[Given exercise] Transcribe the listing that follows in full, omitting pictures.

[Data provided]
════
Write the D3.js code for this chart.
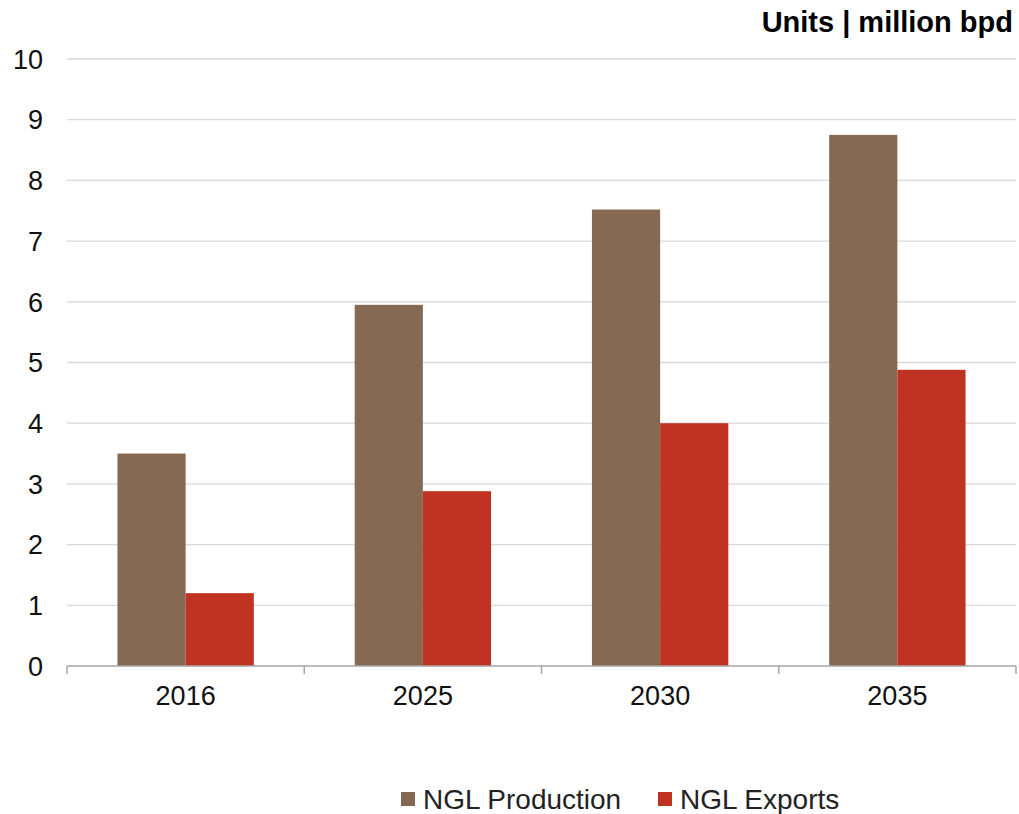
<!DOCTYPE html>
<html>
<head>
<meta charset="utf-8">
<script src="https://cdn.jsdelivr.net/npm/d3@7"></script>
<style>
  body { margin: 0; background: #fff; }
  svg { font-family: "Liberation Sans", Arial, sans-serif; }
</style>
</head>
<body>
<div id="chart"></div>
<script>
var years = ["2016", "2025", "2030", "2035"];
var seriesNames = ["NGL Production", "NGL Exports"];
var production = [3.5, 5.95, 7.52, 8.75];
var exportsVals = [1.2, 2.88, 4.0, 4.88];
var yTicks = [0, 1, 2, 3, 4, 5, 6, 7, 8, 9, 10];
var colors = ["#866952", "#c03221"];

var width = 1019, height = 814;
var margin = {left: 67, right: 3, top: 59, bottom: 148};

var svg = d3.select("#chart").append("svg")
    .attr("width", width)
    .attr("height", height);

var x = d3.scaleBand()
    .domain(years)
    .range([margin.left, width - margin.right]);

var xInner = d3.scaleBand()
    .domain(seriesNames)
    .range([0, x.bandwidth()])
    .paddingInner(0)
    .paddingOuter(0.74);

var y = d3.scaleLinear()
    .domain([0, 10])
    .range([height - margin.bottom, margin.top]);

// grid lines
svg.append("g")
    .selectAll("line")
    .data(yTicks.filter(function(d) { return d > 0; }))
    .enter().append("line")
    .attr("x1", margin.left)
    .attr("x2", width - margin.right)
    .attr("y1", function(d) { return y(d); })
    .attr("y2", function(d) { return y(d); })
    .style("stroke", "#d9d9d9")
    .style("stroke-width", 1.3);

// y labels
svg.append("g")
    .selectAll("text")
    .data(yTicks)
    .enter().append("text")
    .attr("x", 43)
    .attr("y", function(d) { return y(d); })
    .attr("dy", "0.36em")
    .attr("text-anchor", "end")
    .style("font-size", "27px")
    .style("fill", "#111")
    .text(function(d) { return d; });

// bars
var rows = years.map(function(yr, i) {
    return {year: yr, values: [production[i], exportsVals[i]]};
});

var groups = svg.append("g")
    .selectAll("g")
    .data(rows)
    .enter().append("g")
    .attr("transform", function(d) { return "translate(" + x(d.year) + ",0)"; });

groups.selectAll("rect")
    .data(function(d) { return d.values.map(function(v, j) { return {name: seriesNames[j], value: v, i: j}; }); })
    .enter().append("rect")
    .attr("x", function(d) { return xInner(d.name); })
    .attr("width", xInner.bandwidth())
    .attr("y", function(d) { return y(d.value); })
    .attr("height", function(d) { return y(0) - y(d.value); })
    .style("fill", function(d) { return colors[d.i]; });

// x axis
var xAxis = d3.axisBottom(x).tickSize(0).tickPadding(20);
var gx = svg.append("g")
    .attr("transform", "translate(0," + y(0) + ")")
    .call(xAxis);
gx.select(".domain").remove();
gx.selectAll("text")
    .style("font-size", "27px")
    .style("fill", "#111")
    .style("font-family", "Liberation Sans, Arial, sans-serif");

svg.append("line")
    .attr("x1", margin.left)
    .attr("x2", width - margin.right)
    .attr("y1", y(0))
    .attr("y2", y(0))
    .style("stroke", "#a6a6a6")
    .style("stroke-width", 1.5);

var boundaries = years.map(function(d) { return x(d); }).concat([x(years[years.length - 1]) + x.bandwidth()]);
svg.append("g")
    .selectAll("line")
    .data(boundaries)
    .enter().append("line")
    .attr("x1", function(d) { return d; })
    .attr("x2", function(d) { return d; })
    .attr("y1", y(0))
    .attr("y2", y(0) + 8)
    .style("stroke", "#a6a6a6")
    .style("stroke-width", 1.5);

// unit label
svg.append("text")
    .attr("x", 1013)
    .attr("y", 32)
    .attr("text-anchor", "end")
    .style("font-size", "29px")
    .style("font-weight", "bold")
    .style("fill", "#000")
    .text("Units | million bpd");

// legend
var legendPos = [401, 658];
var legend = svg.append("g")
    .selectAll("g")
    .data(seriesNames)
    .enter().append("g")
    .attr("transform", function(d, i) { return "translate(" + legendPos[i] + ",792)"; });

legend.append("rect")
    .attr("width", 14)
    .attr("height", 14)
    .style("fill", function(d, i) { return colors[i]; });

legend.append("text")
    .attr("x", 22)
    .attr("y", 7)
    .attr("dy", "0.36em")
    .style("font-size", "28px")
    .style("fill", "#222")
    .text(function(d) { return d; });
</script>
</body>
</html>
════
[Reply]
Write the D3.js code for this chart.
<!DOCTYPE html>
<html>
<head>
<meta charset="utf-8">
<script src="https://cdn.jsdelivr.net/npm/d3@7"></script>
<style>
  body { margin: 0; background: #fff; }
  svg { font-family: "Liberation Sans", Arial, sans-serif; }
</style>
</head>
<body>
<div id="chart"></div>
<script>
var years = ["2016", "2025", "2030", "2035"];
var seriesNames = ["NGL Production", "NGL Exports"];
var production = [3.5, 5.95, 7.52, 8.75];
var exportsVals = [1.2, 2.88, 4.0, 4.88];
var yTicks = [0, 1, 2, 3, 4, 5, 6, 7, 8, 9, 10];
var colors = ["#866952", "#c03221"];

var width = 1019, height = 814;
var margin = {left: 67, right: 3, top: 59, bottom: 148};

var svg = d3.select("#chart").append("svg")
    .attr("width", width)
    .attr("height", height);

var x = d3.scaleBand()
    .domain(years)
    .range([margin.left, width - margin.right]);

var xInner = d3.scaleBand()
    .domain(seriesNames)
    .range([0, x.bandwidth()])
    .paddingInner(0)
    .paddingOuter(0.74);

var y = d3.scaleLinear()
    .domain([0, 10])
    .range([height - margin.bottom, margin.top]);

// grid lines
svg.append("g")
    .selectAll("line")
    .data(yTicks.filter(function(d) { return d > 0; }))
    .enter().append("line")
    .attr("x1", margin.left)
    .attr("x2", width - margin.right)
    .attr("y1", function(d) { return y(d); })
    .attr("y2", function(d) { return y(d); })
    .style("stroke", "#d9d9d9")
    .style("stroke-width", 1.3);

// y labels
svg.append("g")
    .selectAll("text")
    .data(yTicks)
    .enter().append("text")
    .attr("x", 43)
    .attr("y", function(d) { return y(d); })
    .attr("dy", "0.36em")
    .attr("text-anchor", "end")
    .style("font-size", "27px")
    .style("fill", "#111")
    .text(function(d) { return d; });

// bars
var rows = years.map(function(yr, i) {
    return {year: yr, values: [production[i], exportsVals[i]]};
});

var groups = svg.append("g")
    .selectAll("g")
    .data(rows)
    .enter().append("g")
    .attr("transform", function(d) { return "translate(" + x(d.year) + ",0)"; });

groups.selectAll("rect")
    .data(function(d) { return d.values.map(function(v, j) { return {name: seriesNames[j], value: v, i: j}; }); })
    .enter().append("rect")
    .attr("x", function(d) { return xInner(d.name); })
    .attr("width", xInner.bandwidth())
    .attr("y", function(d) { return y(d.value); })
    .attr("height", function(d) { return y(0) - y(d.value); })
    .style("fill", function(d) { return colors[d.i]; });

// x axis
var xAxis = d3.axisBottom(x).tickSize(0).tickPadding(20);
var gx = svg.append("g")
    .attr("transform", "translate(0," + y(0) + ")")
    .call(xAxis);
gx.select(".domain").remove();
gx.selectAll("text")
    .style("font-size", "27px")
    .style("fill", "#111")
    .style("font-family", "Liberation Sans, Arial, sans-serif");

svg.append("line")
    .attr("x1", margin.left)
    .attr("x2", width - margin.right)
    .attr("y1", y(0))
    .attr("y2", y(0))
    .style("stroke", "#a6a6a6")
    .style("stroke-width", 1.5);

var boundaries = years.map(function(d) { return x(d); }).concat([x(years[years.length - 1]) + x.bandwidth()]);
svg.append("g")
    .selectAll("line")
    .data(boundaries)
    .enter().append("line")
    .attr("x1", function(d) { return d; })
    .attr("x2", function(d) { return d; })
    .attr("y1", y(0))
    .attr("y2", y(0) + 8)
    .style("stroke", "#a6a6a6")
    .style("stroke-width", 1.5);

// unit label
svg.append("text")
    .attr("x", 1013)
    .attr("y", 32)
    .attr("text-anchor", "end")
    .style("font-size", "29px")
    .style("font-weight", "bold")
    .style("fill", "#000")
    .text("Units | million bpd");

// legend
var legendPos = [401, 658];
var legend = svg.append("g")
    .selectAll("g")
    .data(seriesNames)
    .enter().append("g")
    .attr("transform", function(d, i) { return "translate(" + legendPos[i] + ",792)"; });

legend.append("rect")
    .attr("width", 14)
    .attr("height", 14)
    .style("fill", function(d, i) { return colors[i]; });

legend.append("text")
    .attr("x", 22)
    .attr("y", 7)
    .attr("dy", "0.36em")
    .style("font-size", "28px")
    .style("fill", "#222")
    .text(function(d) { return d; });
</script>
</body>
</html>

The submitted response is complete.